Task directions: Take the material and output all of it exactly.

>> start

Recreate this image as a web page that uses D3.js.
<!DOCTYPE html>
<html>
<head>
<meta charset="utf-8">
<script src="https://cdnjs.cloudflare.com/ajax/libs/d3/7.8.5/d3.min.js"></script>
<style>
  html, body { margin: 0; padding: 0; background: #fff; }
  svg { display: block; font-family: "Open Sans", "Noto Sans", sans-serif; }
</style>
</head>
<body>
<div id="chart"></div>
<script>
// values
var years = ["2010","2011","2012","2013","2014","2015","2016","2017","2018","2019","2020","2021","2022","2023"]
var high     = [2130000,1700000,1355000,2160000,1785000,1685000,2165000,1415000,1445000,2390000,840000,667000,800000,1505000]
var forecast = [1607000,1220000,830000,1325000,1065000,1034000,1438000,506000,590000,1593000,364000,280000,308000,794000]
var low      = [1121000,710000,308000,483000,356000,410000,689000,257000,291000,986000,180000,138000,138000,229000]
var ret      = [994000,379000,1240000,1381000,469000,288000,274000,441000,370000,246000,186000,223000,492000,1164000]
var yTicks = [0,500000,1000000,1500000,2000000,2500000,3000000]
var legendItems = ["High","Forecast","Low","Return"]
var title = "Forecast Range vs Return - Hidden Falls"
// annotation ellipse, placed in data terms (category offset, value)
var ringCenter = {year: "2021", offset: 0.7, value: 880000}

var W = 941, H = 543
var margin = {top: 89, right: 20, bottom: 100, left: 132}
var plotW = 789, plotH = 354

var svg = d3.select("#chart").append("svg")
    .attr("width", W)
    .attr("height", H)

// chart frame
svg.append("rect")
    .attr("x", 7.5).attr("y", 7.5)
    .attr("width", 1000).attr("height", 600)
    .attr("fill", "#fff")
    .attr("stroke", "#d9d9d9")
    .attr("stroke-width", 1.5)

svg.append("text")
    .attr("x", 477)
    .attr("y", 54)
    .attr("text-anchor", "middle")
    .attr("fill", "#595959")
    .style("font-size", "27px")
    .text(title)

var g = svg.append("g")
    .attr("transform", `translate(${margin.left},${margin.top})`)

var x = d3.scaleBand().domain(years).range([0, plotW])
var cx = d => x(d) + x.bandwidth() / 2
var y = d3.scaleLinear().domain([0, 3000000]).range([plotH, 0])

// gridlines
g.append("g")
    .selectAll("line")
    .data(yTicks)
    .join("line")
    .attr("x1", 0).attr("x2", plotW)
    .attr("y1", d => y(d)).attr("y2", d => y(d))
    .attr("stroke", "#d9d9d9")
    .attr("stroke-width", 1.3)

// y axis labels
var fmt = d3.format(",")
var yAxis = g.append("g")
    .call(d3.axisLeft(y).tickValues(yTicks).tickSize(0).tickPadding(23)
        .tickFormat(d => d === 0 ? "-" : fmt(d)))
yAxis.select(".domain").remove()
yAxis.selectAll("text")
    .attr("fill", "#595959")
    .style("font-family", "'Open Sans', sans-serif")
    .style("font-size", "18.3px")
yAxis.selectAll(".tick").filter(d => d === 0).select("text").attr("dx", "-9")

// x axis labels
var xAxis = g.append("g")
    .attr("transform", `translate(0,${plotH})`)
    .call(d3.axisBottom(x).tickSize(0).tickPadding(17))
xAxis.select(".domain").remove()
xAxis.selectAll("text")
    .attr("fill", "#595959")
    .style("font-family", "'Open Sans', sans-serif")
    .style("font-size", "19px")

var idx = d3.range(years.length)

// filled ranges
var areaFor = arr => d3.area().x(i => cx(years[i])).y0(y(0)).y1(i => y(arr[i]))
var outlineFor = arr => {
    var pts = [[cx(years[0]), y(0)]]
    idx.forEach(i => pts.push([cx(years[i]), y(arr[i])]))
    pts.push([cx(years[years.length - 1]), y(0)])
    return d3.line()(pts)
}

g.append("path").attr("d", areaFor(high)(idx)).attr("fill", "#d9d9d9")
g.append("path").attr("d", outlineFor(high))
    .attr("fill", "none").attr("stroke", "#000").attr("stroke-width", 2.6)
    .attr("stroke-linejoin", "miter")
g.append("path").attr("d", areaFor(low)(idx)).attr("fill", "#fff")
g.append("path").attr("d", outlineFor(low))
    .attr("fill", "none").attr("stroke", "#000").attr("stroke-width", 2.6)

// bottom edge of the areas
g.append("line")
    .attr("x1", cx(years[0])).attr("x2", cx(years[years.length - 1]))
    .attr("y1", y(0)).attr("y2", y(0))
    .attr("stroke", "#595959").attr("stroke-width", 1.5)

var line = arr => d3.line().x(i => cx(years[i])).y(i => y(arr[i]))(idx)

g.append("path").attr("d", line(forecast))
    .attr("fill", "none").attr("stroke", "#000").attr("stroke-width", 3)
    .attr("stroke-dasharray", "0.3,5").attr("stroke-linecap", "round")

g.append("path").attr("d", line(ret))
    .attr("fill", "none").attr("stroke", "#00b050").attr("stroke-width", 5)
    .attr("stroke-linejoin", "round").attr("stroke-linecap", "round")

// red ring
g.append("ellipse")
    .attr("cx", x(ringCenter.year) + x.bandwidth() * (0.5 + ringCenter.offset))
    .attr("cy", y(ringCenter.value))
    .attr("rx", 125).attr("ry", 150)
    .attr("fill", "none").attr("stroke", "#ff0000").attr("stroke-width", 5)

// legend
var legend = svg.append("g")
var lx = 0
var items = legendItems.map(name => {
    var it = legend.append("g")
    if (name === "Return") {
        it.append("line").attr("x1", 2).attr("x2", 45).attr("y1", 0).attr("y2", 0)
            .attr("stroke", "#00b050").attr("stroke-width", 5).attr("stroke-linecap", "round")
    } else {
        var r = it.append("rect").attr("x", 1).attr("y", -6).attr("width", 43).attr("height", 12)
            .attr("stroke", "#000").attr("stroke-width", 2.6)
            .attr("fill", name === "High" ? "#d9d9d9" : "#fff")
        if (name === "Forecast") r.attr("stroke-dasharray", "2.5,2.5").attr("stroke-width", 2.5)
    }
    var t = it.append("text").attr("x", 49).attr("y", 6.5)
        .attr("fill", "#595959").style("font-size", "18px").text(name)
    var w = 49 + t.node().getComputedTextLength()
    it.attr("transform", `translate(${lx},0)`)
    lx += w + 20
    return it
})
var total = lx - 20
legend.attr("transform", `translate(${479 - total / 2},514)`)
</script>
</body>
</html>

>> end

Response for this exercise:
Recreate this image as a web page that uses D3.js.
<!DOCTYPE html>
<html>
<head>
<meta charset="utf-8">
<script src="https://cdnjs.cloudflare.com/ajax/libs/d3/7.8.5/d3.min.js"></script>
<style>
  html, body { margin: 0; padding: 0; background: #fff; }
  svg { display: block; font-family: "Open Sans", "Noto Sans", sans-serif; }
</style>
</head>
<body>
<div id="chart"></div>
<script>
// values
var years = ["2010","2011","2012","2013","2014","2015","2016","2017","2018","2019","2020","2021","2022","2023"]
var high     = [2130000,1700000,1355000,2160000,1785000,1685000,2165000,1415000,1445000,2390000,840000,667000,800000,1505000]
var forecast = [1607000,1220000,830000,1325000,1065000,1034000,1438000,506000,590000,1593000,364000,280000,308000,794000]
var low      = [1121000,710000,308000,483000,356000,410000,689000,257000,291000,986000,180000,138000,138000,229000]
var ret      = [994000,379000,1240000,1381000,469000,288000,274000,441000,370000,246000,186000,223000,492000,1164000]
var yTicks = [0,500000,1000000,1500000,2000000,2500000,3000000]
var legendItems = ["High","Forecast","Low","Return"]
var title = "Forecast Range vs Return - Hidden Falls"
// annotation ellipse, placed in data terms (category offset, value)
var ringCenter = {year: "2021", offset: 0.7, value: 880000}

var W = 941, H = 543
var margin = {top: 89, right: 20, bottom: 100, left: 132}
var plotW = 789, plotH = 354

var svg = d3.select("#chart").append("svg")
    .attr("width", W)
    .attr("height", H)

// chart frame
svg.append("rect")
    .attr("x", 7.5).attr("y", 7.5)
    .attr("width", 1000).attr("height", 600)
    .attr("fill", "#fff")
    .attr("stroke", "#d9d9d9")
    .attr("stroke-width", 1.5)

svg.append("text")
    .attr("x", 477)
    .attr("y", 54)
    .attr("text-anchor", "middle")
    .attr("fill", "#595959")
    .style("font-size", "27px")
    .text(title)

var g = svg.append("g")
    .attr("transform", `translate(${margin.left},${margin.top})`)

var x = d3.scaleBand().domain(years).range([0, plotW])
var cx = d => x(d) + x.bandwidth() / 2
var y = d3.scaleLinear().domain([0, 3000000]).range([plotH, 0])

// gridlines
g.append("g")
    .selectAll("line")
    .data(yTicks)
    .join("line")
    .attr("x1", 0).attr("x2", plotW)
    .attr("y1", d => y(d)).attr("y2", d => y(d))
    .attr("stroke", "#d9d9d9")
    .attr("stroke-width", 1.3)

// y axis labels
var fmt = d3.format(",")
var yAxis = g.append("g")
    .call(d3.axisLeft(y).tickValues(yTicks).tickSize(0).tickPadding(23)
        .tickFormat(d => d === 0 ? "-" : fmt(d)))
yAxis.select(".domain").remove()
yAxis.selectAll("text")
    .attr("fill", "#595959")
    .style("font-family", "'Open Sans', sans-serif")
    .style("font-size", "18.3px")
yAxis.selectAll(".tick").filter(d => d === 0).select("text").attr("dx", "-9")

// x axis labels
var xAxis = g.append("g")
    .attr("transform", `translate(0,${plotH})`)
    .call(d3.axisBottom(x).tickSize(0).tickPadding(17))
xAxis.select(".domain").remove()
xAxis.selectAll("text")
    .attr("fill", "#595959")
    .style("font-family", "'Open Sans', sans-serif")
    .style("font-size", "19px")

var idx = d3.range(years.length)

// filled ranges
var areaFor = arr => d3.area().x(i => cx(years[i])).y0(y(0)).y1(i => y(arr[i]))
var outlineFor = arr => {
    var pts = [[cx(years[0]), y(0)]]
    idx.forEach(i => pts.push([cx(years[i]), y(arr[i])]))
    pts.push([cx(years[years.length - 1]), y(0)])
    return d3.line()(pts)
}

g.append("path").attr("d", areaFor(high)(idx)).attr("fill", "#d9d9d9")
g.append("path").attr("d", outlineFor(high))
    .attr("fill", "none").attr("stroke", "#000").attr("stroke-width", 2.6)
    .attr("stroke-linejoin", "miter")
g.append("path").attr("d", areaFor(low)(idx)).attr("fill", "#fff")
g.append("path").attr("d", outlineFor(low))
    .attr("fill", "none").attr("stroke", "#000").attr("stroke-width", 2.6)

// bottom edge of the areas
g.append("line")
    .attr("x1", cx(years[0])).attr("x2", cx(years[years.length - 1]))
    .attr("y1", y(0)).attr("y2", y(0))
    .attr("stroke", "#595959").attr("stroke-width", 1.5)

var line = arr => d3.line().x(i => cx(years[i])).y(i => y(arr[i]))(idx)

g.append("path").attr("d", line(forecast))
    .attr("fill", "none").attr("stroke", "#000").attr("stroke-width", 3)
    .attr("stroke-dasharray", "0.3,5").attr("stroke-linecap", "round")

g.append("path").attr("d", line(ret))
    .attr("fill", "none").attr("stroke", "#00b050").attr("stroke-width", 5)
    .attr("stroke-linejoin", "round").attr("stroke-linecap", "round")

// red ring
g.append("ellipse")
    .attr("cx", x(ringCenter.year) + x.bandwidth() * (0.5 + ringCenter.offset))
    .attr("cy", y(ringCenter.value))
    .attr("rx", 125).attr("ry", 150)
    .attr("fill", "none").attr("stroke", "#ff0000").attr("stroke-width", 5)

// legend
var legend = svg.append("g")
var lx = 0
var items = legendItems.map(name => {
    var it = legend.append("g")
    if (name === "Return") {
        it.append("line").attr("x1", 2).attr("x2", 45).attr("y1", 0).attr("y2", 0)
            .attr("stroke", "#00b050").attr("stroke-width", 5).attr("stroke-linecap", "round")
    } else {
        var r = it.append("rect").attr("x", 1).attr("y", -6).attr("width", 43).attr("height", 12)
            .attr("stroke", "#000").attr("stroke-width", 2.6)
            .attr("fill", name === "High" ? "#d9d9d9" : "#fff")
        if (name === "Forecast") r.attr("stroke-dasharray", "2.5,2.5").attr("stroke-width", 2.5)
    }
    var t = it.append("text").attr("x", 49).attr("y", 6.5)
        .attr("fill", "#595959").style("font-size", "18px").text(name)
    var w = 49 + t.node().getComputedTextLength()
    it.attr("transform", `translate(${lx},0)`)
    lx += w + 20
    return it
})
var total = lx - 20
legend.attr("transform", `translate(${479 - total / 2},514)`)
</script>
</body>
</html>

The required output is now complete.